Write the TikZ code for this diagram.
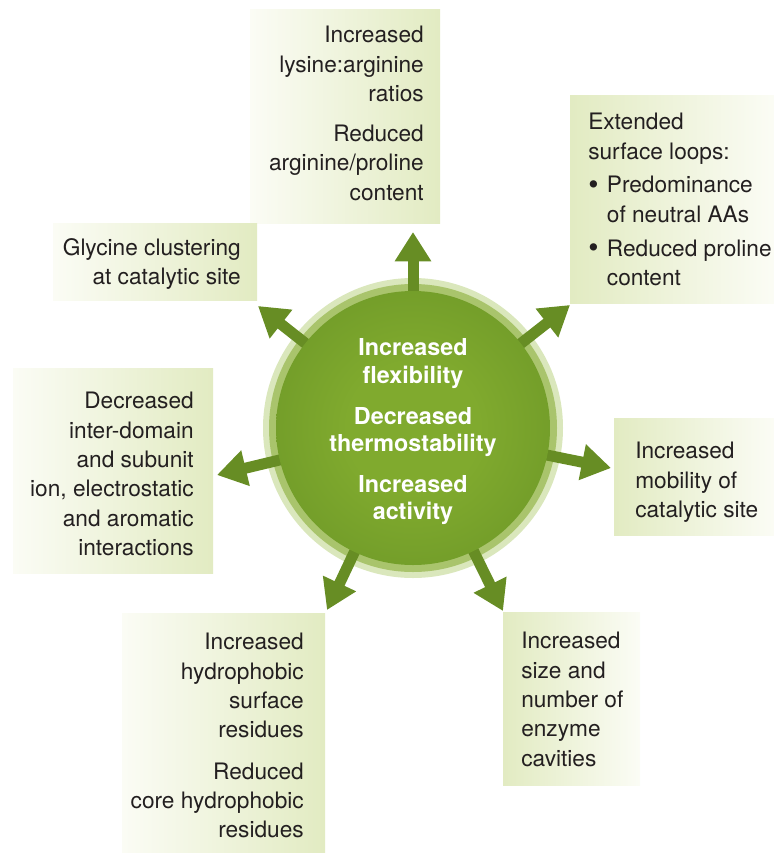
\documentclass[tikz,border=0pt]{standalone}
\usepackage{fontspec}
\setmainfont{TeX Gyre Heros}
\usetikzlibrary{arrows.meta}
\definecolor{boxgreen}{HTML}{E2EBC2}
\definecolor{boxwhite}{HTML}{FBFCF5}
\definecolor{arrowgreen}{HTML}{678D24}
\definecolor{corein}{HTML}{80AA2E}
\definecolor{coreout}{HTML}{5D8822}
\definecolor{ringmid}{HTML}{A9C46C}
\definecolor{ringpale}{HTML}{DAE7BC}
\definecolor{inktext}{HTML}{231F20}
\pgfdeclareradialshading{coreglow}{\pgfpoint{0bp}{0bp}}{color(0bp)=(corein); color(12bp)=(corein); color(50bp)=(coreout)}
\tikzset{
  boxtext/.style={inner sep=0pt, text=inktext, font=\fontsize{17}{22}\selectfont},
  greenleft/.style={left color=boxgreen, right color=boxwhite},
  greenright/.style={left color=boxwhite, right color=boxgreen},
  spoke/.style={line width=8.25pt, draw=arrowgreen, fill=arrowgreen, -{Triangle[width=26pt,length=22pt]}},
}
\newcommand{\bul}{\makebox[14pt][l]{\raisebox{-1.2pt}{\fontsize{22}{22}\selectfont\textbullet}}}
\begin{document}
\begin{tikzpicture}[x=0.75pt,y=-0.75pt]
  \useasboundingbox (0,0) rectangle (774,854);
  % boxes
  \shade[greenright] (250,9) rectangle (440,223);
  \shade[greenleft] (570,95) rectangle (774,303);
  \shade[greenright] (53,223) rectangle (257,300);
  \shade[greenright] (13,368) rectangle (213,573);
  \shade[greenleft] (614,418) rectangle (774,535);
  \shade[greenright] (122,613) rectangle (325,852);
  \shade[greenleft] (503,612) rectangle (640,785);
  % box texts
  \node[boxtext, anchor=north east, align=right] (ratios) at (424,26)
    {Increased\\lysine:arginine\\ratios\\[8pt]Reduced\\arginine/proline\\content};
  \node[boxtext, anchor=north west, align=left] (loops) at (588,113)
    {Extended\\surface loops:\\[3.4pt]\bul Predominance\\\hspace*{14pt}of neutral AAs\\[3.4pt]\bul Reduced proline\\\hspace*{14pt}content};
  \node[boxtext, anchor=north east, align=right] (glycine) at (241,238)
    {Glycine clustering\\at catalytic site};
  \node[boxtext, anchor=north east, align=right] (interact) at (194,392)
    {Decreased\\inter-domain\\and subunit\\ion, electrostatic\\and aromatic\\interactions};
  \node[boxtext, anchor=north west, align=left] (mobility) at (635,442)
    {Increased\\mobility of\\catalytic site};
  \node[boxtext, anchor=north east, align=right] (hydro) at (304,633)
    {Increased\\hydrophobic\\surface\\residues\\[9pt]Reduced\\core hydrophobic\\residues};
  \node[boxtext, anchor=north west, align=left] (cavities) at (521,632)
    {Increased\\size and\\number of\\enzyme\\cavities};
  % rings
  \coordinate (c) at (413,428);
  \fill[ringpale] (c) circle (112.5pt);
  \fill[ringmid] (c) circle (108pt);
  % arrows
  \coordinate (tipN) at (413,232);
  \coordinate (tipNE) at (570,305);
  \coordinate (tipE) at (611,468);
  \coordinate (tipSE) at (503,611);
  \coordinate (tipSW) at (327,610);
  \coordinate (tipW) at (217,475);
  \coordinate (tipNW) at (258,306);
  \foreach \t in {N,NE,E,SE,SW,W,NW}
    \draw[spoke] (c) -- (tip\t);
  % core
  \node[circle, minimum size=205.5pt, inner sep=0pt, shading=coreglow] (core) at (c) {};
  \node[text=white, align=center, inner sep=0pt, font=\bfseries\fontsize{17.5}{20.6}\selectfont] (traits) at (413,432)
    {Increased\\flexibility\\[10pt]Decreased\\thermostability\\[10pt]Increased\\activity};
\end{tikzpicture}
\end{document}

## [TASK BRIEF]
The data above needs to be retyped exactly, with the images left out.

## [OUTPUT OF THE TASK]
Write the TikZ code for this diagram.
\documentclass[tikz,border=0pt]{standalone}
\usepackage{fontspec}
\setmainfont{TeX Gyre Heros}
\usetikzlibrary{arrows.meta}
\definecolor{boxgreen}{HTML}{E2EBC2}
\definecolor{boxwhite}{HTML}{FBFCF5}
\definecolor{arrowgreen}{HTML}{678D24}
\definecolor{corein}{HTML}{80AA2E}
\definecolor{coreout}{HTML}{5D8822}
\definecolor{ringmid}{HTML}{A9C46C}
\definecolor{ringpale}{HTML}{DAE7BC}
\definecolor{inktext}{HTML}{231F20}
\pgfdeclareradialshading{coreglow}{\pgfpoint{0bp}{0bp}}{color(0bp)=(corein); color(12bp)=(corein); color(50bp)=(coreout)}
\tikzset{
  boxtext/.style={inner sep=0pt, text=inktext, font=\fontsize{17}{22}\selectfont},
  greenleft/.style={left color=boxgreen, right color=boxwhite},
  greenright/.style={left color=boxwhite, right color=boxgreen},
  spoke/.style={line width=8.25pt, draw=arrowgreen, fill=arrowgreen, -{Triangle[width=26pt,length=22pt]}},
}
\newcommand{\bul}{\makebox[14pt][l]{\raisebox{-1.2pt}{\fontsize{22}{22}\selectfont\textbullet}}}
\begin{document}
\begin{tikzpicture}[x=0.75pt,y=-0.75pt]
  \useasboundingbox (0,0) rectangle (774,854);
  % boxes
  \shade[greenright] (250,9) rectangle (440,223);
  \shade[greenleft] (570,95) rectangle (774,303);
  \shade[greenright] (53,223) rectangle (257,300);
  \shade[greenright] (13,368) rectangle (213,573);
  \shade[greenleft] (614,418) rectangle (774,535);
  \shade[greenright] (122,613) rectangle (325,852);
  \shade[greenleft] (503,612) rectangle (640,785);
  % box texts
  \node[boxtext, anchor=north east, align=right] (ratios) at (424,26)
    {Increased\\lysine:arginine\\ratios\\[8pt]Reduced\\arginine/proline\\content};
  \node[boxtext, anchor=north west, align=left] (loops) at (588,113)
    {Extended\\surface loops:\\[3.4pt]\bul Predominance\\\hspace*{14pt}of neutral AAs\\[3.4pt]\bul Reduced proline\\\hspace*{14pt}content};
  \node[boxtext, anchor=north east, align=right] (glycine) at (241,238)
    {Glycine clustering\\at catalytic site};
  \node[boxtext, anchor=north east, align=right] (interact) at (194,392)
    {Decreased\\inter-domain\\and subunit\\ion, electrostatic\\and aromatic\\interactions};
  \node[boxtext, anchor=north west, align=left] (mobility) at (635,442)
    {Increased\\mobility of\\catalytic site};
  \node[boxtext, anchor=north east, align=right] (hydro) at (304,633)
    {Increased\\hydrophobic\\surface\\residues\\[9pt]Reduced\\core hydrophobic\\residues};
  \node[boxtext, anchor=north west, align=left] (cavities) at (521,632)
    {Increased\\size and\\number of\\enzyme\\cavities};
  % rings
  \coordinate (c) at (413,428);
  \fill[ringpale] (c) circle (112.5pt);
  \fill[ringmid] (c) circle (108pt);
  % arrows
  \coordinate (tipN) at (413,232);
  \coordinate (tipNE) at (570,305);
  \coordinate (tipE) at (611,468);
  \coordinate (tipSE) at (503,611);
  \coordinate (tipSW) at (327,610);
  \coordinate (tipW) at (217,475);
  \coordinate (tipNW) at (258,306);
  \foreach \t in {N,NE,E,SE,SW,W,NW}
    \draw[spoke] (c) -- (tip\t);
  % core
  \node[circle, minimum size=205.5pt, inner sep=0pt, shading=coreglow] (core) at (c) {};
  \node[text=white, align=center, inner sep=0pt, font=\bfseries\fontsize{17.5}{20.6}\selectfont] (traits) at (413,432)
    {Increased\\flexibility\\[10pt]Decreased\\thermostability\\[10pt]Increased\\activity};
\end{tikzpicture}
\end{document}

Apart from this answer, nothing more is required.